O referido princípio da primazia do sincronismo sobre o realismo acústico é um princípio basilar e dá origem a uma constelação semântica e conceptual muito fecunda e iridescente, como atrás ficou dito. Um dos conceitos que resulta dessa teoria é o de «ponto de sincronização», que Chion caracteriza genericamente como: «um momento ímpar de encontro síncrono entre um momento sonoro e um momento visual» (p. 52) e que reputa como profundamente ancorado nos nossos hábitos perceptivos. Tal conclusão tem, na nossa perspectiva, um grande alcance; significa uma capacidade muito poderosa de combinar dois regimes perspectivos distintos numa só unidade, ultrapassando assim uma “falha”, digamos assim, apelando a uma operação que, para além de operar a referida união, não deixa de acentuar a disparidade fundamental que está na origem dos fenómenos visual e acústico.

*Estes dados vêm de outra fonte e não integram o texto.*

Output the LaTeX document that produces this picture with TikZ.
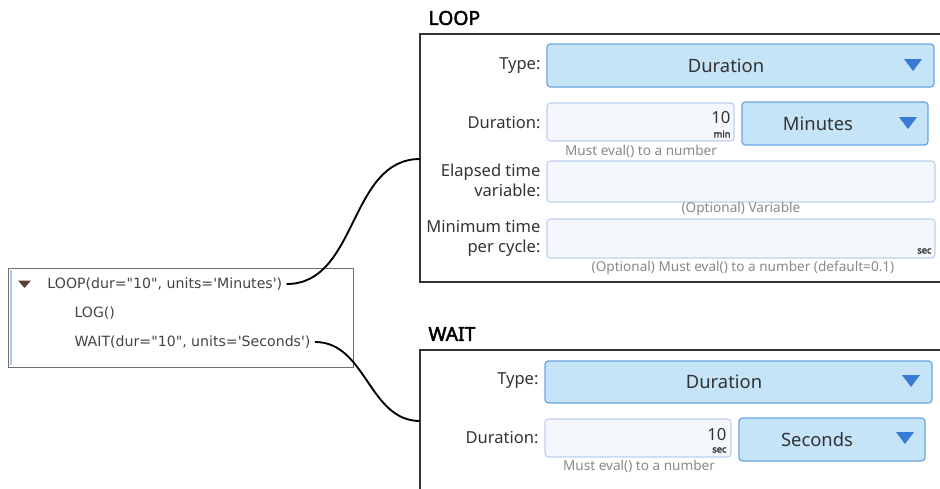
\documentclass[tikz,border=0pt]{standalone}
\usepackage{fontspec}
\setmainfont{Noto Sans}[AutoFakeBold=2.5]
\newfontfamily\treefont{DejaVu Sans}

\definecolor{dropFill}{RGB}{198,228,247}
\definecolor{dropLine}{RGB}{104,166,226}
\definecolor{triBlue}{RGB}{56,122,212}
\definecolor{fieldFill}{RGB}{244,247,252}
\definecolor{fieldLine}{RGB}{186,208,238}
\definecolor{labelText}{RGB}{51,51,51}
\definecolor{hintText}{RGB}{136,136,136}
\definecolor{treeText}{RGB}{68,68,68}
\definecolor{treeLine}{RGB}{110,110,110}
\definecolor{treeBar}{RGB}{172,202,236}
\definecolor{treeTri}{RGB}{92,64,56}

\tikzset{every picture/.style={line width=0.75pt}}

\begin{document}
\begin{tikzpicture}[x=0.75pt,y=0.75pt,yscale=-1,xscale=1,
	panelframe/.style={draw=black!80, line width=1pt},
	dropbox/.style={draw=dropLine, fill=dropFill, line width=0.9pt, rounded corners=2.5pt},
	fieldbox/.style={draw=fieldLine, fill=fieldFill, line width=0.8pt, rounded corners=2.5pt},
	lbl/.style={anchor=east, align=right, inner sep=0pt, text=labelText, font=\fontsize{12.4}{15}\selectfont},
	choice/.style={inner sep=0pt, text=labelText, font=\fontsize{13.8}{16}\selectfont},
	numtext/.style={anchor=east, inner sep=0pt, text=labelText, font=\fontsize{12.5}{15}\selectfont},
	unittext/.style={anchor=east, inner sep=0pt, text=labelText, font=\bfseries\fontsize{7}{8}\selectfont},
	hint/.style={inner sep=0pt, text=hintText, font=\fontsize{10.2}{12}\selectfont},
	paneltitle/.style={anchor=west, inner sep=0pt, font=\bfseries\fontsize{14.5}{17}\selectfont},
	treetext/.style={anchor=west, inner xsep=3pt, inner ysep=0pt, text=treeText, font=\treefont\fontsize{10.6}{13}\selectfont},
	link/.style={line width=1.4pt, black}]
	\useasboundingbox (0,0) rectangle (940,489);

	%Tree list
	\draw[draw=treeLine] (8,268) rectangle (353,367);
	\draw[draw=treeBar, line width=1.2pt] (11,270) -- (11,365);
	\fill[treeTri] (18,280.5) -- (31,280.5) -- (24.5,288) -- cycle;
	% Text Node
	\node[treetext] (loopitem) at (43,284) {LOOP(dur="10", units='Minutes')};
	% Text Node
	\node[treetext] (logitem) at (70,313) {LOG()};
	% Text Node
	\node[treetext] (waititem) at (70,342) {WAIT(dur="10", units='Seconds')};

	%LOOP panel
	\node[paneltitle] (looptitle) at (428,18) {LOOP};
	\draw[panelframe] (940,34) -- (420,34) -- (420,282) -- (940,282);
	\coordinate (loopport) at (420,159);

	\node[lbl] (looptypelbl) at (541,66) {Type:};
	\draw[dropbox] (547,44) rectangle (934,87);
	\node[choice] (looptype) at (726,66) {Duration};
	\fill[triBlue] (904,59) -- (922,59) -- (913,71) -- cycle;

	\node[lbl] (loopdurlbl) at (541,123) {Duration:};
	\draw[fieldbox] (547,103) rectangle (734,141);
	\node[numtext] (loopdur) at (731,118) {10};
	\node[unittext] (loopdurunit) at (731,134) {min};
	\draw[dropbox] (742,102) rectangle (928,145);
	\node[choice] (loopunits) at (818,124) {Minutes};
	\fill[triBlue] (899,117) -- (917,117) -- (908,129) -- cycle;
	\node[hint] (loopdurhint) at (641,151) {Must eval() to a number};

	\node[lbl] (elapsedlbl) at (541,180) {Elapsed time\\variable:};
	\draw[fieldbox] (547,161) rectangle (935,202);
	\node[hint] (elapsedhint) at (741,209) {(Optional) Variable};

	\node[lbl] (mintimelbl) at (541,238.5) {Minimum time\\per cycle:};
	\draw[fieldbox] (547,219) rectangle (935,258);
	\node[unittext] (mintimeunit) at (932,251) {sec};
	\node[hint] (mintimehint) at (743,268) {(Optional) Must eval() to a number (default=0.1)};

	%WAIT panel
	\node[paneltitle] (waittitle) at (428,334) {WAIT};
	\draw[panelframe] (940,350) -- (420,350) -- (420,489);
	\coordinate (waitport) at (420,421);

	\node[lbl] (waittypelbl) at (539,381) {Type:};
	\draw[dropbox] (545,361) rectangle (932,403);
	\node[choice] (waittype) at (724,382) {Duration};
	\fill[triBlue] (902,375) -- (920,375) -- (911,387) -- cycle;

	\node[lbl] (waitdurlbl) at (539,438) {Duration:};
	\draw[fieldbox] (545,419) rectangle (731,457);
	\node[numtext] (waitdur) at (727,435) {10};
	\node[unittext] (waitdurunit) at (727,450) {sec};
	\draw[dropbox] (739,418) rectangle (925,461);
	\node[choice] (waitunits) at (817,440) {Seconds};
	\fill[triBlue] (896,432) -- (914,432) -- (905,444) -- cycle;
	\node[hint] (waitdurhint) at (639,466) {Must eval() to a number};

	%Connectors
	\draw[link] (loopitem.east) to[out=0,in=180] (loopport);
	\draw[link] (waititem.east) to[out=0,in=180] (waitport);

\end{tikzpicture}
\end{document}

Neste ponto, Chion introduz o conceito de “síncrese”: «a sutura irresistível e espontânea que se produz entre um fenómeno sonoro e um fenómeno visual, particularmente quando ocorrem simultaneamente, independentemente de toda a lógica racional.» (p. 55). É evidente que Chion necessita de afirmar que tal se verifica a um nível intuitivo e instintivo, originando a percepção de um fundo comum de sons e imagens. Este efeito é comentado através de exemplos pregnantes como, por exemplo, os hilariantes sons da porta em “As Férias do Sr. Hulot” de Jacques Tati e o modo como Davd Lynch deles se serve para construir um universo misterioso (os borborigmos do bébé em “Eraserhead”).

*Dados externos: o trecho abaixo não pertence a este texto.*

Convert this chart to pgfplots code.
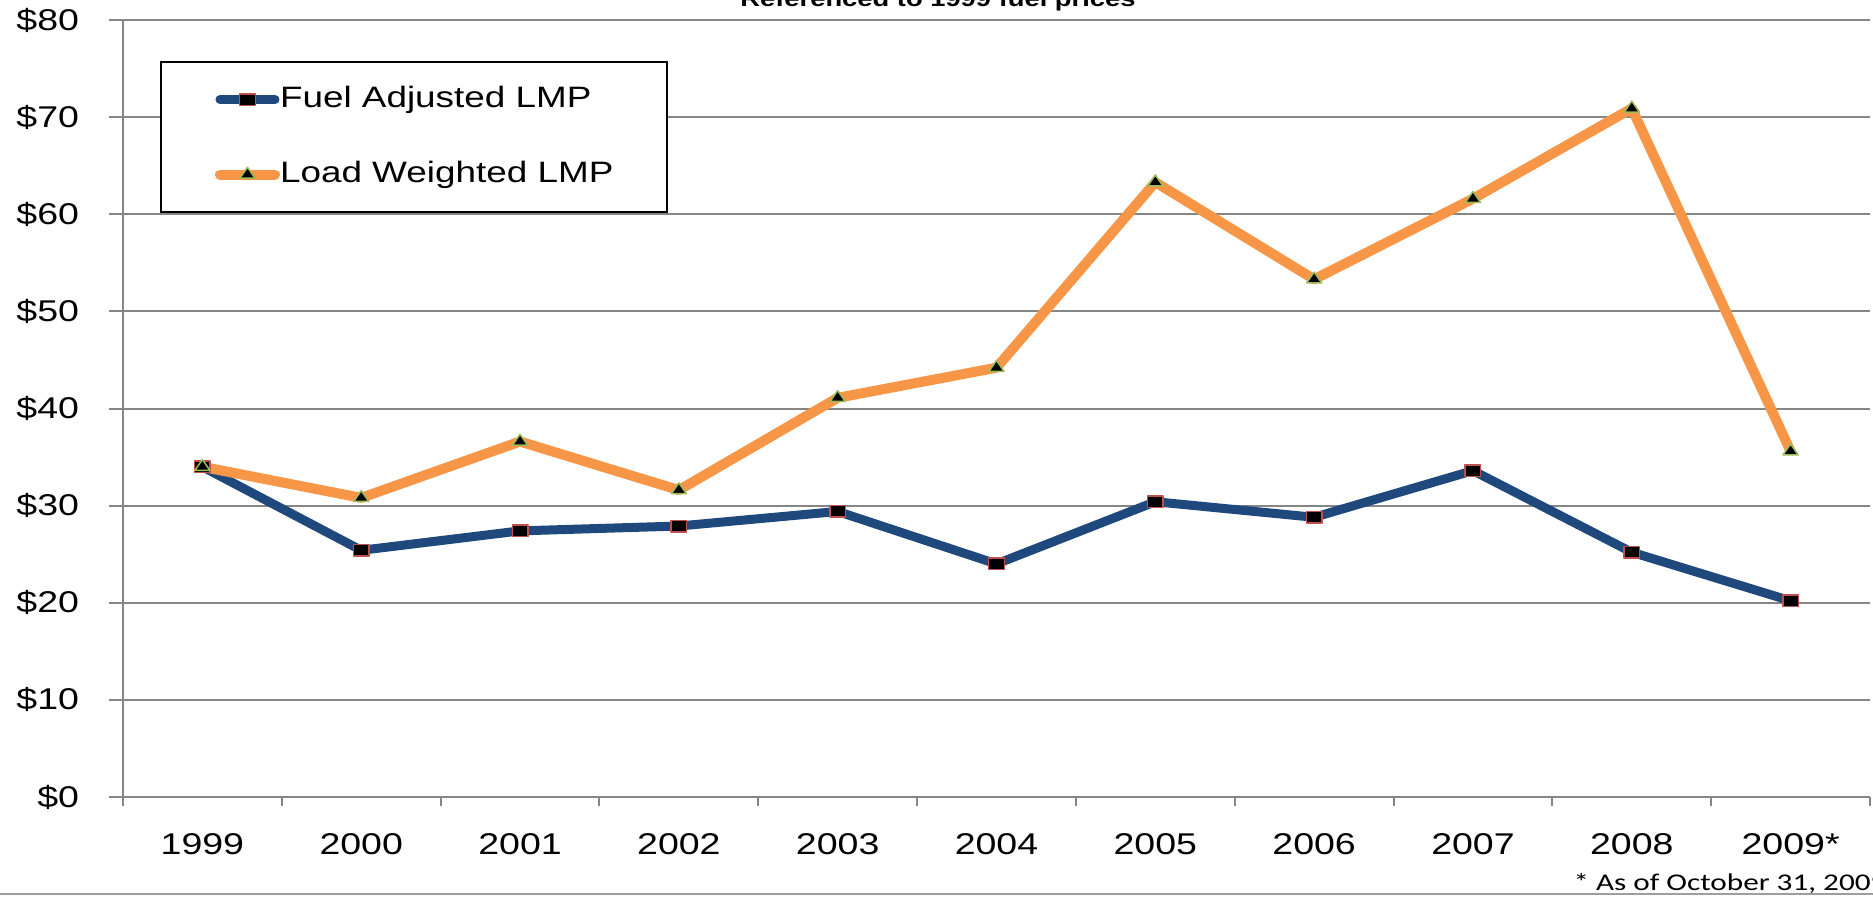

Tornar-se-ia fastidioso enumerar aqui todos os desenvolvimentos da tese enunciada, até porque são muitos e complexos, ramificando-se e enriquecendo-se constantemente. Interessa-nos reter, sublinhando, que toda a argumentação se desenvolve em torno dos três eixos referidos: o contrato audiovisual; a noção de valor acrescentado e a síncrese, suficientes para dar conta de um aparelho conceptual que se expande e movimenta no sentido da actualização das potencialidades de uma atitude perceptiva específica: a audiovisão.

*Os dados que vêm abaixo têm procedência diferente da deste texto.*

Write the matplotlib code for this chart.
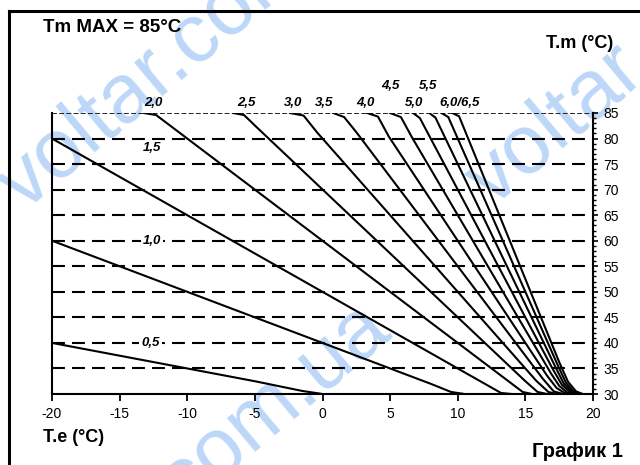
import matplotlib
matplotlib.use("Agg")
import matplotlib.pyplot as plt
from matplotlib.lines import Line2D
from matplotlib.ticker import MultipleLocator

plt.rcParams['font.family'] = ['Liberation Sans', 'DejaVu Sans']
plt.rcParams['axes.unicode_minus'] = False

# heating curves: outdoor temp T.e -> flow temp T.m
te_05 = [-20, -5, -1.5, 0]
tm_05 = [40, 32.5, 30.6, 30]
te_10 = [-20, 8, 9.5, 10.5]
tm_10 = [60, 32, 30.4, 30]
te_15 = [-20, 12, 13.2, 14]
tm_15 = [80, 32, 30.2, 30]
te_20 = [-13.2, -12.3, -11.2, 13.8, 14.8, 15.5]
tm_20 = [85, 84.6, 82.4, 32.4, 30.4, 30]
te_25 = [-6.6, -5.8, -4.9, 15.0, 15.9, 16.6]
tm_25 = [85, 84.6, 82.3, 32.5, 30.4, 30]
te_30 = [-2.4, -1.4, -0.4, 15.8, 16.7, 17.3]
tm_30 = [85, 84.5, 81.2, 32.6, 30.4, 30]
te_35 = [0.8, 1.6, 2.5, 16.3, 17.1, 17.8]
tm_35 = [85, 84.2, 81.25, 32.95, 30.5, 30]
te_40 = [3.3, 4.1, 4.9, 16.6, 17.3, 17.9, 18.4]
tm_40 = [85, 84.3, 80.4, 33.6, 31.2, 30.2, 30]
te_45 = [5.0, 5.8, 6.6, 16.9, 17.5, 18.1, 18.6]
tm_45 = [85, 84.2, 80.3, 34.0, 31.6, 30.3, 30]
te_50 = [6.7, 7.2, 17.0, 17.7, 18.3, 18.8]
tm_50 = [85, 84.0, 35.0, 31.8, 30.4, 30]
te_55 = [7.9, 8.35, 17.2, 17.85, 18.45, 18.95]
tm_55 = [85, 84.1, 35.4, 32.0, 30.4, 30]
te_60 = [8.8, 9.3, 17.4, 18.0, 18.6, 19.1]
tm_60 = [85, 84.2, 35.6, 32.2, 30.4, 30]
te_65 = [9.6, 10.1, 17.5, 18.15, 18.75, 19.25]
tm_65 = [85, 84.35, 36.25, 32.4, 30.5, 30]

# curve labels and where they sit (T.e, T.m)
curve_labels = ['2,0', '2,5', '3,0', '3,5', '4,0', '4,5', '5,0', '5,5', '6,0/6,5', '1,5', '1,0', '0,5']
label_te = [-12.5, -5.6, -2.2, 0.1, 3.2, 5.0, 6.8, 7.8, 10.1, -12.6, -12.6, -12.7]
label_tm = [87.0, 87.0, 87.0, 87.0, 87.0, 90.3, 87.0, 90.3, 87.0, 78.2, 60, 40]

grid_levels = [35, 40, 45, 50, 55, 60, 65, 70, 75, 80]

fig = plt.figure(figsize=(6.4, 4.65), dpi=100)
ax = fig.add_axes([52/640, 1-394/465, 541/640, 281/465])
ax.patch.set_alpha(0)

# watermark
wm = '#bdd7f8'
fig.text(24/640, 1-212/465, 'voltar.com.ua', fontsize=60, color=wm, rotation=40,
         rotation_mode='anchor', ha='left', va='baseline', zorder=-5)
fig.text(394/640, 1-335/465, 'voltar.com.ua', fontsize=60, color=wm, rotation=40,
         rotation_mode='anchor', ha='right', va='baseline', zorder=-5)
fig.text(492/640, 1-208/465, 'voltar.com.ua', fontsize=60, color=wm, rotation=40,
         rotation_mode='anchor', ha='left', va='baseline', zorder=-5)

for lv in grid_levels:
    ax.plot([-20, 20], [lv, lv], color='black', lw=1.5, dashes=(6.2, 3.4), zorder=1)
ax.plot([-20, 20], [85, 85], color='#222222', lw=1.4, dashes=(2.5, 1.2), zorder=1)

curves = [(te_05, tm_05), (te_10, tm_10), (te_15, tm_15), (te_20, tm_20),
          (te_25, tm_25), (te_30, tm_30), (te_35, tm_35), (te_40, tm_40),
          (te_45, tm_45), (te_50, tm_50), (te_55, tm_55), (te_60, tm_60),
          (te_65, tm_65)]
for te, tm in curves:
    ax.plot(te, tm, color='black', lw=1.5, solid_joinstyle='round', zorder=3)

for lab, x, y in zip(curve_labels, label_te, label_tm):
    bbox = None
    if y in (60, 40):
        bbox = dict(facecolor='white', edgecolor='none', pad=1.5)
    ax.text(x, y, lab, fontsize=9.5, fontweight='bold', style='italic',
            ha='center', va='center', clip_on=False, bbox=bbox, zorder=4)

ax.set_xlim(-20, 20)
ax.set_ylim(30, 85)
ax.set_xticks(range(-20, 21, 5))
ax.yaxis.tick_right()
ax.set_yticks(range(30, 86, 5))
ax.yaxis.set_minor_locator(MultipleLocator(1))
ax.tick_params(axis='x', direction='out', length=5, width=1.3, pad=4, labelsize=10)
ax.tick_params(axis='y', which='major', direction='out', length=3.5, width=1.2, pad=4, labelsize=10)
ax.tick_params(axis='y', which='minor', direction='out', length=2.2, width=1.0)
ax.spines['top'].set_visible(False)
for s in ['left', 'right', 'bottom']:
    ax.spines[s].set_linewidth(1.5)

fig.text(43/640, 1-28/465, 'Tm MAX = 85°C', fontsize=13.5, fontweight='bold', ha='left', va='center')
fig.text(613/640, 1-43/465, 'T.m (°C)', fontsize=13, fontweight='bold', ha='right', va='center')
fig.text(43/640, 1-437/465, 'T.e (°C)', fontsize=13, fontweight='bold', ha='left', va='center')
fig.text(623/640, 1-451/465, 'График 1', fontsize=14.5, fontweight='bold', ha='right', va='center')

# outer frame (only top and left edges fall inside the picture)
fig.add_artist(Line2D([9/640, 1.0], [1-11/465, 1-11/465], transform=fig.transFigure, lw=2.2, color='black'))
fig.add_artist(Line2D([9/640, 9/640], [0, 1-11/465], transform=fig.transFigure, lw=2.2, color='black'))

fig.savefig('out.png', dpi=100)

Podemos também ensaiar uma avaliação do alcance desta obra, bem como das vias que abre para outras explorações e abordagens: em primeiro lugar, o apelo a um resituar do cinema na história do teatro, do bailado, pantomima, rádio e ópera, já que uma história do som no cinema separada da história do som nas artes audiovisuais resulta absurda; em segundo lugar, a necessidade de estabelecer uma teoria dos efeitos audiovisuais e dos efeitos cinematográficos em geral, uma noção que precisa de ser reabilitada; por último, a constatação, da qual é preciso tirar consequências, de que o cinema sonoro evoluiu a partir de uma estrutura parcialmente determinada por requisitos do cinema mudo[1] e que os diferentes tipos de cinema sonoro hoje existentes (incluindo os nativos digitais) cumulam efeitos e práticas da evolução do cinema em geral; uma verdadeira abordagem histórica é necessária para estudar essa evolução e essa tarefa é de uma magnitude verdadeiramente desafiante para todos aqueles que estudam ou se interessam pelo fenómeno cinematográfico.
 
 
Arnaldo Mesquita
 
Michel Chion, A Audiovisão: som e imagem no cinema (tradução Pedro Elói Duarte). Lisboa, Edições Texto & Grafia, 2011, 175 p.
Tipologia documental: livro
Cota: 633/634
 
[1] Uma estrutura anterior é sempre retida, como muito bem mostram David Bordwell e Kristin Thompson nos seus estudos sobre o cinema clássico de Hollywood.